» **EXTRACTED INFORMATION**:
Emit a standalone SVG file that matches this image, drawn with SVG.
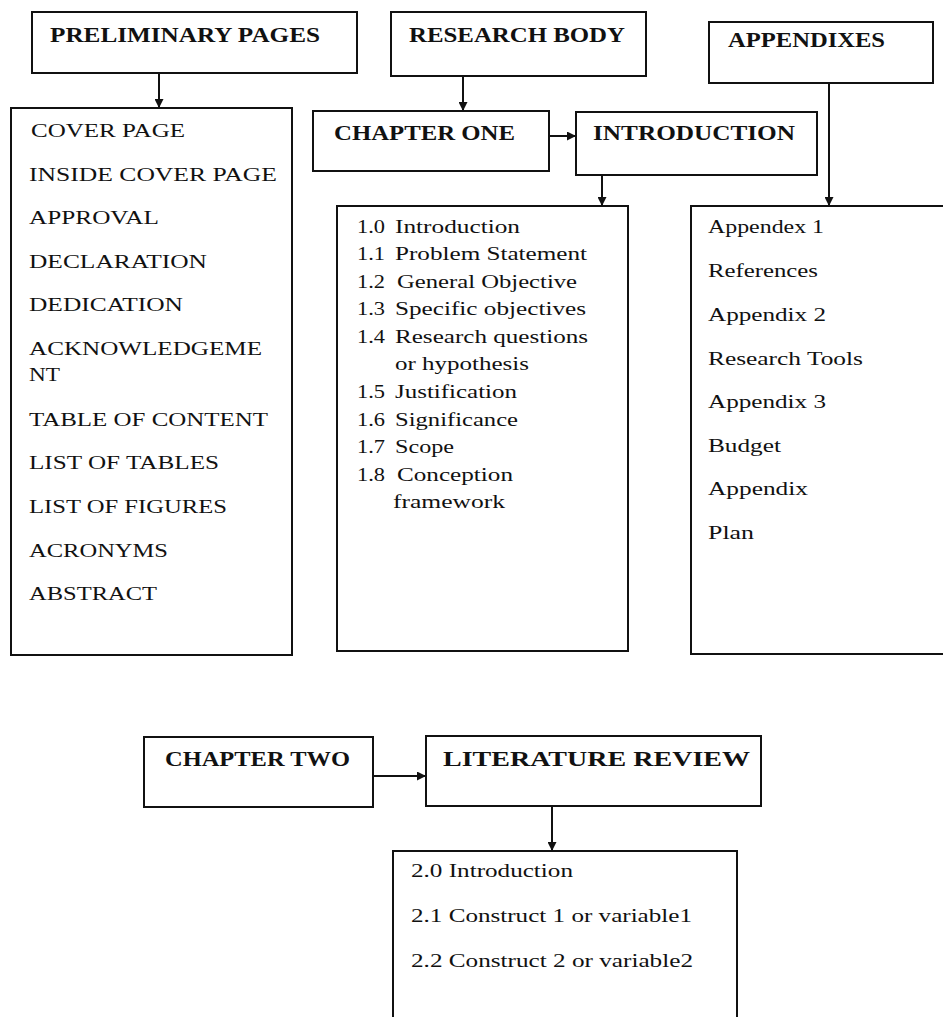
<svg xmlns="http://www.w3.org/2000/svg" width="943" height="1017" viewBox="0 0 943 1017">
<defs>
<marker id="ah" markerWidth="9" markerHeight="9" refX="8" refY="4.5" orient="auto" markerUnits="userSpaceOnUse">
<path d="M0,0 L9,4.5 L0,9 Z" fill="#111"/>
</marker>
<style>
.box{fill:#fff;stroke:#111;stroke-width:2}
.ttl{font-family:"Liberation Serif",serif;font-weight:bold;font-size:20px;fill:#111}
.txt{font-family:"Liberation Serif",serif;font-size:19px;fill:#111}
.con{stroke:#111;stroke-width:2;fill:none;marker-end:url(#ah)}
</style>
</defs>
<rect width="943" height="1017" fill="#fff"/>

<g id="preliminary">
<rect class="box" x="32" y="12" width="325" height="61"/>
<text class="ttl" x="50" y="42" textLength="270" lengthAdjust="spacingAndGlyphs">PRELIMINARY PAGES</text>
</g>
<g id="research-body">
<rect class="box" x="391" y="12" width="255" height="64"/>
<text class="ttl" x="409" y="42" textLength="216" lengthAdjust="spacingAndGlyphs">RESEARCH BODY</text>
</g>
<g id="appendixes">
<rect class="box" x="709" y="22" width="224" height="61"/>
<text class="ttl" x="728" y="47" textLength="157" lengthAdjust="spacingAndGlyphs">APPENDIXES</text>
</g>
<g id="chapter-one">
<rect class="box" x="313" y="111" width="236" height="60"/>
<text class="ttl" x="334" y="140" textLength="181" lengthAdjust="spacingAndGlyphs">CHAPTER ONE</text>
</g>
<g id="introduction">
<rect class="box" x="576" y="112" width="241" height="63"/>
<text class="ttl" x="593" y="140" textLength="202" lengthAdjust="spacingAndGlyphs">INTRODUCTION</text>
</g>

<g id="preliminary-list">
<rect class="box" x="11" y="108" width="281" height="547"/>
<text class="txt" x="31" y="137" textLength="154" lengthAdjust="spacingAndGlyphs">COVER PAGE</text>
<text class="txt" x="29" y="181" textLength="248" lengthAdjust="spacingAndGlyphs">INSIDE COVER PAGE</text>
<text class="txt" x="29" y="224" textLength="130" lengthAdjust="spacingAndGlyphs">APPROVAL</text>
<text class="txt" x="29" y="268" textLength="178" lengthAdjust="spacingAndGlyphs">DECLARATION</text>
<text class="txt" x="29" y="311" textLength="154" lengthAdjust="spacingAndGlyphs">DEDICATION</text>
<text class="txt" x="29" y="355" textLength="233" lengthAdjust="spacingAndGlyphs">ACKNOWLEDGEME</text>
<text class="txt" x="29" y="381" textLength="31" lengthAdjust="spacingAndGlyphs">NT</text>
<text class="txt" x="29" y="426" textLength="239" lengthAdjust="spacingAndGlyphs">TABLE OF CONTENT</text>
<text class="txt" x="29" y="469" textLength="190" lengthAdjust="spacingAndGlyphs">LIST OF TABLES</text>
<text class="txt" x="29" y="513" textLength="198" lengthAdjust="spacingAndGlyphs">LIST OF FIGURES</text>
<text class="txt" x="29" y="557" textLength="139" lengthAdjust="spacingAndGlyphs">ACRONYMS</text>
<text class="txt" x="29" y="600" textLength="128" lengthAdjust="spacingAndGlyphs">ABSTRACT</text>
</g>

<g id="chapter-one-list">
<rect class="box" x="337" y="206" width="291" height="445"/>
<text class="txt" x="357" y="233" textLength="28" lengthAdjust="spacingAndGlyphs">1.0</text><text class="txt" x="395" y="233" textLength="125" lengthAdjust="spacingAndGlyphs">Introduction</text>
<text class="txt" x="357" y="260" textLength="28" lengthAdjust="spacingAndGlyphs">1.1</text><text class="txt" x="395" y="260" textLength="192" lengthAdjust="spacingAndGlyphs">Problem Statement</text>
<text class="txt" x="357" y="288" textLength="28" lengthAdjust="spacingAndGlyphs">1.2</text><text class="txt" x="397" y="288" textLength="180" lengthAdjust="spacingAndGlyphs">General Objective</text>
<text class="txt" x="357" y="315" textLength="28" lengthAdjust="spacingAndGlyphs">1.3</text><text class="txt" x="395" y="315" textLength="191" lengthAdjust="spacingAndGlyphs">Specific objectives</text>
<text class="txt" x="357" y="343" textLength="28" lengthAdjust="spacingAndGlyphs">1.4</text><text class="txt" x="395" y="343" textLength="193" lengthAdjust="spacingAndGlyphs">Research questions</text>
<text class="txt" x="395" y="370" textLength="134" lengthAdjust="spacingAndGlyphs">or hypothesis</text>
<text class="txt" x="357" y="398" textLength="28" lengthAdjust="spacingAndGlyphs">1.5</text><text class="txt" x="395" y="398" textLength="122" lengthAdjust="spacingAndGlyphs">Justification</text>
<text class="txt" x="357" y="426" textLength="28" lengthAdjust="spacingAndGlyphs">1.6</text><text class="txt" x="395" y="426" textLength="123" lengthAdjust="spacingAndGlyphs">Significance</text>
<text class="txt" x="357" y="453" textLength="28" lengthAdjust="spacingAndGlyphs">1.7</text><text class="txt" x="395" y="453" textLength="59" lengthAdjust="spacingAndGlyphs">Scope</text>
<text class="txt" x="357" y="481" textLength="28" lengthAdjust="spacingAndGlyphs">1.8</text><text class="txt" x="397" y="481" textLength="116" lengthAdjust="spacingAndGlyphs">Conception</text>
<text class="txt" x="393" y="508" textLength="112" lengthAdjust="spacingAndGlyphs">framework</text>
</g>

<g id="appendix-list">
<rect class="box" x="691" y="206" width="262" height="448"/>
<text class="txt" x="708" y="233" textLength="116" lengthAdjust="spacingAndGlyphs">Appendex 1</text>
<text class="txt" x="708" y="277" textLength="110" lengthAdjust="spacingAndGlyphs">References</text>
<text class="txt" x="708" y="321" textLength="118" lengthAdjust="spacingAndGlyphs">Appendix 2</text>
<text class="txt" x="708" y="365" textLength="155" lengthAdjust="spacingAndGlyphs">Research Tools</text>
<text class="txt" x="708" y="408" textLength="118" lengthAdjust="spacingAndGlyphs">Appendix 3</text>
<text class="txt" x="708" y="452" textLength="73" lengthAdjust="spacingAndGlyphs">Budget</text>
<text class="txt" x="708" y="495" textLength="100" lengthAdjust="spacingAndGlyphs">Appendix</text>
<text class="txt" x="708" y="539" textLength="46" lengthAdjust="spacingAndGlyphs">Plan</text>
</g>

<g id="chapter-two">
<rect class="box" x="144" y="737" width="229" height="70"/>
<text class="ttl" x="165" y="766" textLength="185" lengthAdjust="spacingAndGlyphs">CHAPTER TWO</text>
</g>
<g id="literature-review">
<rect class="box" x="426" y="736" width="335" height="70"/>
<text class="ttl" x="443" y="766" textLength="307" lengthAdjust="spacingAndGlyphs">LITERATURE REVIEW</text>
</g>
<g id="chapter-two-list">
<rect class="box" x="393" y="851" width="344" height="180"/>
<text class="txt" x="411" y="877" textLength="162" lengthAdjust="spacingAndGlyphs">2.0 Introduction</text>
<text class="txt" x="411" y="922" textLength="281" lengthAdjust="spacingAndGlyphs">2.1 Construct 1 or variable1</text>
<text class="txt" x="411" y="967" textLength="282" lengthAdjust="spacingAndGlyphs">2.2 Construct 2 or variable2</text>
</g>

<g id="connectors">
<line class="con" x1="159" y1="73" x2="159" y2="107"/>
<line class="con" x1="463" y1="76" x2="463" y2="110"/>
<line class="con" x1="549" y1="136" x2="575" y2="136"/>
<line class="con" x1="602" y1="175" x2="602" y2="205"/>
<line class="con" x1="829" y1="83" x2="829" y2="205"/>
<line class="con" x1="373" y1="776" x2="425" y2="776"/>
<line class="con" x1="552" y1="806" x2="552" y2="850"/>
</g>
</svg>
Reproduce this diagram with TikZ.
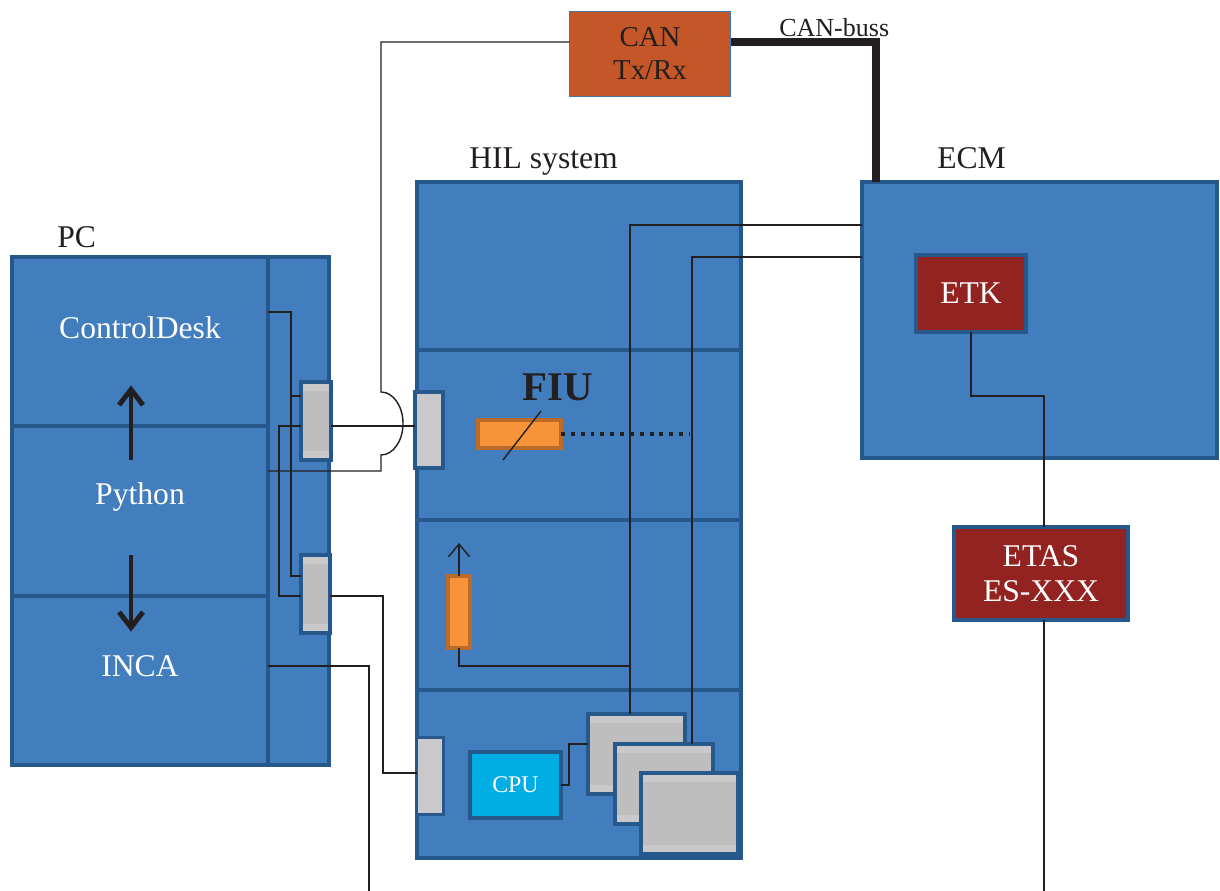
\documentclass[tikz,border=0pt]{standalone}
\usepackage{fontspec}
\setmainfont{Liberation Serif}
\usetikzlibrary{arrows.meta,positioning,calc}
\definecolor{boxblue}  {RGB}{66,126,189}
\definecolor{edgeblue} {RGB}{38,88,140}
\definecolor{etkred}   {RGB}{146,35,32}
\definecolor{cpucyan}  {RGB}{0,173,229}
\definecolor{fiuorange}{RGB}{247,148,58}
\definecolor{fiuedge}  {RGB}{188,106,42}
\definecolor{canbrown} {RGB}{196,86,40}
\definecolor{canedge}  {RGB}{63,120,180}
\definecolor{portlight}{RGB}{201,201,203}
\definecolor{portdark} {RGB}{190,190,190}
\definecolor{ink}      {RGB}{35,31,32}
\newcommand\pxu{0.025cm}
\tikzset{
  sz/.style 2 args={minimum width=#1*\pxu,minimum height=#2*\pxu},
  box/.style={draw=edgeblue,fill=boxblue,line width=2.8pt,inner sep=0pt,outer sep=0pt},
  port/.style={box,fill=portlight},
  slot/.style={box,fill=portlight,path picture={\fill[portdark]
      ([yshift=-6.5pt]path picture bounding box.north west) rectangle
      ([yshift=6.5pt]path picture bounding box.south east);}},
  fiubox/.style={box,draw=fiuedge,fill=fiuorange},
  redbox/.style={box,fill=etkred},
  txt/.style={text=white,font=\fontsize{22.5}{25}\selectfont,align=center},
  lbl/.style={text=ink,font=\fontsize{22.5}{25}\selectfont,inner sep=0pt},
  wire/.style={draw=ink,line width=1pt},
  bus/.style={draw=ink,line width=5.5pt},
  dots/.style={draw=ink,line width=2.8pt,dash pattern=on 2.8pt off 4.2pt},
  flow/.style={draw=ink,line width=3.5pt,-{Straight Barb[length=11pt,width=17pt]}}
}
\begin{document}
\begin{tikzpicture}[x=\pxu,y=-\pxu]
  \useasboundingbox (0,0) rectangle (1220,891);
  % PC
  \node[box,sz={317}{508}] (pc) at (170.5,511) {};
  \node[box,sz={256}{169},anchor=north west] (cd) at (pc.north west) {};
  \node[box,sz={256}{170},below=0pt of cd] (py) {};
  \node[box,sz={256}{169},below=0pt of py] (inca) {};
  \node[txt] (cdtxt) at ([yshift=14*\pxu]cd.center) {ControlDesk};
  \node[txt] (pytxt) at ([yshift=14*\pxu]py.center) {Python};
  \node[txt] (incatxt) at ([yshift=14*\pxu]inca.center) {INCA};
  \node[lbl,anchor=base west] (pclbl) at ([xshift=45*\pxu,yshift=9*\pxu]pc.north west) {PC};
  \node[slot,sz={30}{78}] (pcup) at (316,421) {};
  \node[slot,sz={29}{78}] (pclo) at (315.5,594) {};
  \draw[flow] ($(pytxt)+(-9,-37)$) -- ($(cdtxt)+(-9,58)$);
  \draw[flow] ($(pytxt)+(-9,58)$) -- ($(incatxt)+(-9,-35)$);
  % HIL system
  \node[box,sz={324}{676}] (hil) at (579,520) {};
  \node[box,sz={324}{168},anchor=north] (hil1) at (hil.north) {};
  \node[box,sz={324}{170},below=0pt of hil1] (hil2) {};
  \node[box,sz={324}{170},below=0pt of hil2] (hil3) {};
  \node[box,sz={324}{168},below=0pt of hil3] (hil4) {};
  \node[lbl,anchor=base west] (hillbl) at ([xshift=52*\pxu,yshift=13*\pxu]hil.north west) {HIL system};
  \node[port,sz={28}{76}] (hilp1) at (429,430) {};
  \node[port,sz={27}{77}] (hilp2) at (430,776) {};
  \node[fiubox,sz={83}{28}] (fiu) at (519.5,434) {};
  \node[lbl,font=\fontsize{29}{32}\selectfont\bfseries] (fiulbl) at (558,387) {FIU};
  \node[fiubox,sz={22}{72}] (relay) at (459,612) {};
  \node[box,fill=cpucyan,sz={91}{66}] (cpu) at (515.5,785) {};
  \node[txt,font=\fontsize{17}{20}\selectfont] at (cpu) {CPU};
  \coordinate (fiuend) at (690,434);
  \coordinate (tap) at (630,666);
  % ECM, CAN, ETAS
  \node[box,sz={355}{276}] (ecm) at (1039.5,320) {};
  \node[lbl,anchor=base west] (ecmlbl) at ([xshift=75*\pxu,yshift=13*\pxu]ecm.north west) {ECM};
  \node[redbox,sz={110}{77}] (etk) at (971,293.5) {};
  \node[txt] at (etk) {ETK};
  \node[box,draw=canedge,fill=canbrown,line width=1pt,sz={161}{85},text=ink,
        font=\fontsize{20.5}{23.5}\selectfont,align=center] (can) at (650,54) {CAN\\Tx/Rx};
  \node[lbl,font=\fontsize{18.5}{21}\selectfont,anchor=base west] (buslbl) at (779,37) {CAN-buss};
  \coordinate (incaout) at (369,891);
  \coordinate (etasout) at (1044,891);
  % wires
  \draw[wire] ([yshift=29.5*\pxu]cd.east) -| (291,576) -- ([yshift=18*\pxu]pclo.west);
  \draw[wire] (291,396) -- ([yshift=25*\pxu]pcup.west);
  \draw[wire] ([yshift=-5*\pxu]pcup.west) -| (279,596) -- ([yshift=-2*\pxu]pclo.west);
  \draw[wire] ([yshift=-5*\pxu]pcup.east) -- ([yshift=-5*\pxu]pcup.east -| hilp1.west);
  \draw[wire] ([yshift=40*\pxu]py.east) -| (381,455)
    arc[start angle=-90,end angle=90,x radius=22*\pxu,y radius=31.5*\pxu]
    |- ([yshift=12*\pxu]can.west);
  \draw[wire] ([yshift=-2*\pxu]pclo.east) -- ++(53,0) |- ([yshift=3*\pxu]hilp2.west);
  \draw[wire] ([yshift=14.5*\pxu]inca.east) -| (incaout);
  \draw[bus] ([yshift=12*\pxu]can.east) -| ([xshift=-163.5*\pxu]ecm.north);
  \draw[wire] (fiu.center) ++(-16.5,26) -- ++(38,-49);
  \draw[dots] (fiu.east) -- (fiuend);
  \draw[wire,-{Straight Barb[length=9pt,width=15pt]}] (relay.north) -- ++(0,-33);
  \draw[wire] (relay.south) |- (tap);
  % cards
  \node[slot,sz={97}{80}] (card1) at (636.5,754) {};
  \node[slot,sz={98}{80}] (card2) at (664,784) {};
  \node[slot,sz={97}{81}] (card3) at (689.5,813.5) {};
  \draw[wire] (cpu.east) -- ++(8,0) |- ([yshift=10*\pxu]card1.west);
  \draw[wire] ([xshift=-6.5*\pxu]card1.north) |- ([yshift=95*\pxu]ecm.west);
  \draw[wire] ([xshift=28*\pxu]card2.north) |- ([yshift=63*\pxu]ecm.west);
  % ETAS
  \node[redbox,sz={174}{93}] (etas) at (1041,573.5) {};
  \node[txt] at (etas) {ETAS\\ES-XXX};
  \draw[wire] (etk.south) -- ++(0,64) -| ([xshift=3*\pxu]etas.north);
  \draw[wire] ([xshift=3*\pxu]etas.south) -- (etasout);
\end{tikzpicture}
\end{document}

» **OBJECTIVE**:
Collect the complete line wherever the string "this" appears in the records.

» **EXPECTED ANSWER**:
Emit a standalone SVG file that matches this image, drawn with SVG.
Reproduce this diagram with TikZ.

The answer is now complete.